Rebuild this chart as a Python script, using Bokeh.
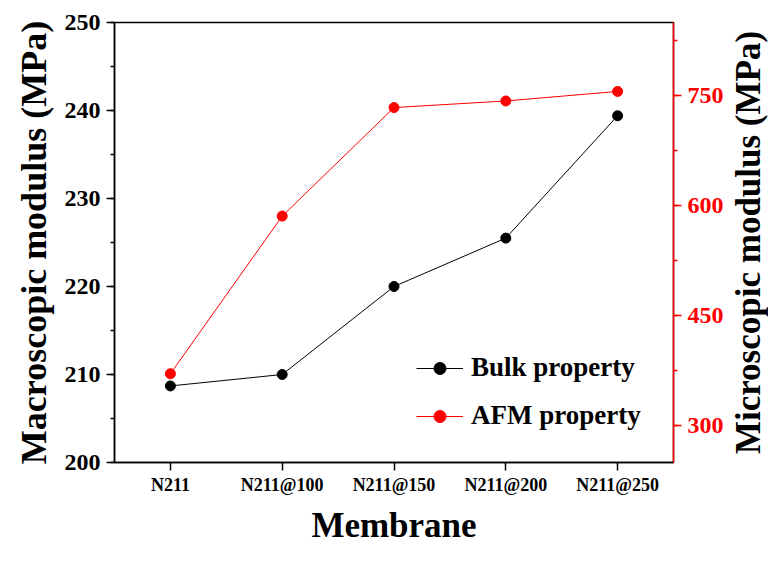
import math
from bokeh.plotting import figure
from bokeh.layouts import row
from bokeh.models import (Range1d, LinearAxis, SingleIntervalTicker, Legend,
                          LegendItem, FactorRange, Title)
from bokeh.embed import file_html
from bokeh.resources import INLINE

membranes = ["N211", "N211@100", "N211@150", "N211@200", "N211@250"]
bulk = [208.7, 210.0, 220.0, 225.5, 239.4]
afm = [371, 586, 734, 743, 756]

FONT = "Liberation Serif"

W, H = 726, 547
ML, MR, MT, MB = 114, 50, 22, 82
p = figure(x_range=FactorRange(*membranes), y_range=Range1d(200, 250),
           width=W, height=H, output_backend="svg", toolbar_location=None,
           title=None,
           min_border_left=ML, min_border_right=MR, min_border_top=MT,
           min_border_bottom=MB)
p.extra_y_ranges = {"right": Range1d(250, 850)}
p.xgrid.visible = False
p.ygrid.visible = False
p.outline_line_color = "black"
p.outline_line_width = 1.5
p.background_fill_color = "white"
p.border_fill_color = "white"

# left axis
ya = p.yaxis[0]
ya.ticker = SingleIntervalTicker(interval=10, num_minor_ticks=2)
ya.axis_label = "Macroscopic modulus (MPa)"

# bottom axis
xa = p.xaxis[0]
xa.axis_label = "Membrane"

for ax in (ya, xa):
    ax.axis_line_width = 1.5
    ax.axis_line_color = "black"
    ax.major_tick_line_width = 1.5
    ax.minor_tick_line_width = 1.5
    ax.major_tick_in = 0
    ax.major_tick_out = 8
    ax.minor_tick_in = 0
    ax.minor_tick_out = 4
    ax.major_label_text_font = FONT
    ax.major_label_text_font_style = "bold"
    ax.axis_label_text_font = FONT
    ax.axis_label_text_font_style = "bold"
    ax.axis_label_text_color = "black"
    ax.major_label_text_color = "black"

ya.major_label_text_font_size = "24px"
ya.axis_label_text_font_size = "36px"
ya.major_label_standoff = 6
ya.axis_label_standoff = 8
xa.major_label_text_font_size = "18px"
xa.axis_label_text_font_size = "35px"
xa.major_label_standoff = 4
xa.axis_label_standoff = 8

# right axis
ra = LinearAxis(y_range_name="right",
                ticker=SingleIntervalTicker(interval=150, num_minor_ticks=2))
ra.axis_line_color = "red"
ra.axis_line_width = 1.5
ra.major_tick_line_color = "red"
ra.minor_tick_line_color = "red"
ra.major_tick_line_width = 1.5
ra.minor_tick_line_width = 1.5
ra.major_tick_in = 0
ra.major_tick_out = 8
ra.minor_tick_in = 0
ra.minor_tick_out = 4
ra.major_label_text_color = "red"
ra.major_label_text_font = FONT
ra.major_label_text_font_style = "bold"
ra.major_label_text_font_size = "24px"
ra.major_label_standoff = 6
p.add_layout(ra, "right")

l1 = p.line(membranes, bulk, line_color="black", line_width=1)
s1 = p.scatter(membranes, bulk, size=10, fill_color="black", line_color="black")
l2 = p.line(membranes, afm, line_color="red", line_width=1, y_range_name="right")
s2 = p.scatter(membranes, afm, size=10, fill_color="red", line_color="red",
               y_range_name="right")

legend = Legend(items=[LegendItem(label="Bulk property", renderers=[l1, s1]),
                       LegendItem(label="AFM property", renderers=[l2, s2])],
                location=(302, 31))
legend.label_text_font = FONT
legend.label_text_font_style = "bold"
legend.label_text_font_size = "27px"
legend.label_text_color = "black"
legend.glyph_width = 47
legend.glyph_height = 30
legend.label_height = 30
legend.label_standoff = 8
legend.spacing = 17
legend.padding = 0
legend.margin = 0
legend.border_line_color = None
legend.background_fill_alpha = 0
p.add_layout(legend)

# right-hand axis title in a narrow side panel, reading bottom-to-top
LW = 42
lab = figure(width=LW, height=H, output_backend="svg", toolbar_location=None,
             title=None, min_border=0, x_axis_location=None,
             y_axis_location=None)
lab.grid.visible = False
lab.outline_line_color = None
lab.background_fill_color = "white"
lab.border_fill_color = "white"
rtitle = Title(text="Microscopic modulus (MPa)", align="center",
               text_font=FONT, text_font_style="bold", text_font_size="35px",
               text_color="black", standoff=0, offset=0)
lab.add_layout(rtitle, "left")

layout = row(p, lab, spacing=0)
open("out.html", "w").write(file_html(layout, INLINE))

◆ **PROBLEM STATEMENT**
The listing above needs to be output again exactly. Don't include the pictures.

◆ **RESULT BELOW**
Rebuild this chart as a Python script, using Bokeh.
import math
from bokeh.plotting import figure
from bokeh.layouts import row
from bokeh.models import (Range1d, LinearAxis, SingleIntervalTicker, Legend,
                          LegendItem, FactorRange, Title)
from bokeh.embed import file_html
from bokeh.resources import INLINE

membranes = ["N211", "N211@100", "N211@150", "N211@200", "N211@250"]
bulk = [208.7, 210.0, 220.0, 225.5, 239.4]
afm = [371, 586, 734, 743, 756]

FONT = "Liberation Serif"

W, H = 726, 547
ML, MR, MT, MB = 114, 50, 22, 82
p = figure(x_range=FactorRange(*membranes), y_range=Range1d(200, 250),
           width=W, height=H, output_backend="svg", toolbar_location=None,
           title=None,
           min_border_left=ML, min_border_right=MR, min_border_top=MT,
           min_border_bottom=MB)
p.extra_y_ranges = {"right": Range1d(250, 850)}
p.xgrid.visible = False
p.ygrid.visible = False
p.outline_line_color = "black"
p.outline_line_width = 1.5
p.background_fill_color = "white"
p.border_fill_color = "white"

# left axis
ya = p.yaxis[0]
ya.ticker = SingleIntervalTicker(interval=10, num_minor_ticks=2)
ya.axis_label = "Macroscopic modulus (MPa)"

# bottom axis
xa = p.xaxis[0]
xa.axis_label = "Membrane"

for ax in (ya, xa):
    ax.axis_line_width = 1.5
    ax.axis_line_color = "black"
    ax.major_tick_line_width = 1.5
    ax.minor_tick_line_width = 1.5
    ax.major_tick_in = 0
    ax.major_tick_out = 8
    ax.minor_tick_in = 0
    ax.minor_tick_out = 4
    ax.major_label_text_font = FONT
    ax.major_label_text_font_style = "bold"
    ax.axis_label_text_font = FONT
    ax.axis_label_text_font_style = "bold"
    ax.axis_label_text_color = "black"
    ax.major_label_text_color = "black"

ya.major_label_text_font_size = "24px"
ya.axis_label_text_font_size = "36px"
ya.major_label_standoff = 6
ya.axis_label_standoff = 8
xa.major_label_text_font_size = "18px"
xa.axis_label_text_font_size = "35px"
xa.major_label_standoff = 4
xa.axis_label_standoff = 8

# right axis
ra = LinearAxis(y_range_name="right",
                ticker=SingleIntervalTicker(interval=150, num_minor_ticks=2))
ra.axis_line_color = "red"
ra.axis_line_width = 1.5
ra.major_tick_line_color = "red"
ra.minor_tick_line_color = "red"
ra.major_tick_line_width = 1.5
ra.minor_tick_line_width = 1.5
ra.major_tick_in = 0
ra.major_tick_out = 8
ra.minor_tick_in = 0
ra.minor_tick_out = 4
ra.major_label_text_color = "red"
ra.major_label_text_font = FONT
ra.major_label_text_font_style = "bold"
ra.major_label_text_font_size = "24px"
ra.major_label_standoff = 6
p.add_layout(ra, "right")

l1 = p.line(membranes, bulk, line_color="black", line_width=1)
s1 = p.scatter(membranes, bulk, size=10, fill_color="black", line_color="black")
l2 = p.line(membranes, afm, line_color="red", line_width=1, y_range_name="right")
s2 = p.scatter(membranes, afm, size=10, fill_color="red", line_color="red",
               y_range_name="right")

legend = Legend(items=[LegendItem(label="Bulk property", renderers=[l1, s1]),
                       LegendItem(label="AFM property", renderers=[l2, s2])],
                location=(302, 31))
legend.label_text_font = FONT
legend.label_text_font_style = "bold"
legend.label_text_font_size = "27px"
legend.label_text_color = "black"
legend.glyph_width = 47
legend.glyph_height = 30
legend.label_height = 30
legend.label_standoff = 8
legend.spacing = 17
legend.padding = 0
legend.margin = 0
legend.border_line_color = None
legend.background_fill_alpha = 0
p.add_layout(legend)

# right-hand axis title in a narrow side panel, reading bottom-to-top
LW = 42
lab = figure(width=LW, height=H, output_backend="svg", toolbar_location=None,
             title=None, min_border=0, x_axis_location=None,
             y_axis_location=None)
lab.grid.visible = False
lab.outline_line_color = None
lab.background_fill_color = "white"
lab.border_fill_color = "white"
rtitle = Title(text="Microscopic modulus (MPa)", align="center",
               text_font=FONT, text_font_style="bold", text_font_size="35px",
               text_color="black", standoff=0, offset=0)
lab.add_layout(rtitle, "left")

layout = row(p, lab, spacing=0)
open("out.html", "w").write(file_html(layout, INLINE))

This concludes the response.